Oh, but I could. Yes, I could.

"Always Something There to Remind Me" (I know the song is already in your head, so here's the video) is the story of first love and what happens when you revisit that relationship years later. Erin and Nate had that typical high school relationship that ended dramatically. Fast forward 23 years and Erin is a single mother raising a teenager and dating a decent guy who wants to marry her. This proposal causes her to think about Nate, and there we go: story time.
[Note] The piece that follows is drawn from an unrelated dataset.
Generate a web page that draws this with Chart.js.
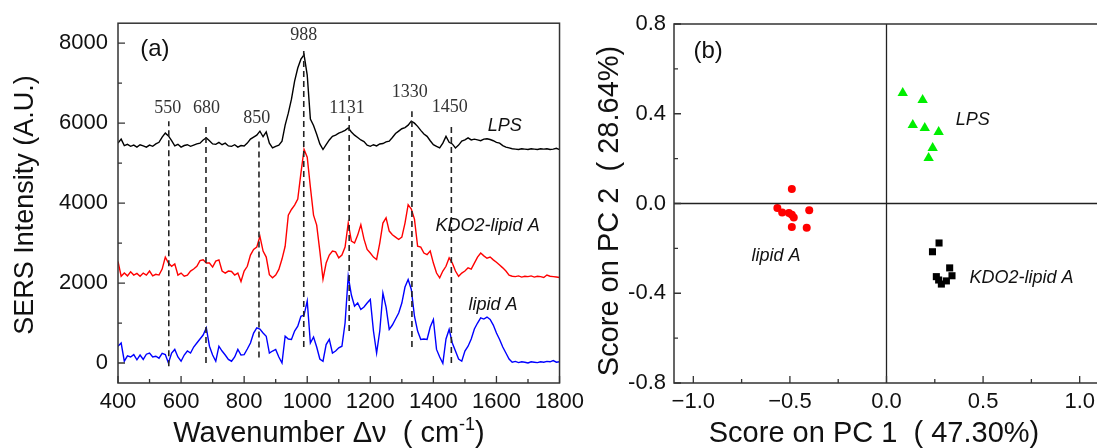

Now, maybe I'm not the target reader for this book. I met the guy who is now my husband when I was 18. I don't need to Googlestalk him in order to find out where he lives or what he looks like or if he's on Facebook or LinkedIn. (And, since I just did that out of curiousity, I now know that it's a fairly tedious task to find him on the Interwebs, unless you search his name and college). But we all have people in our past who were, at the time, vitally important and have since fallen from our lives. If we've learned anything from Facebook, it's that it's fun to see where life has taken these people, but that reconnecting with them isn't going to drastically alter life as we know it. Harbison takes this to inconceivable levels with her tale of Erin and Nate. Page after page (or click after click, since I read it on a Kindle), my mind wandered off. I gladly stopped to fold some laundry. Unload the dishwasher. I even watched a few minutes of the local access cable channel's rebroadcast of a school committee meeting. (We're renting a condo this week; can you tell? It kind of stinks to have ready access to all the comforts of home, when those comforts=chores.) Completing the book was a triumph.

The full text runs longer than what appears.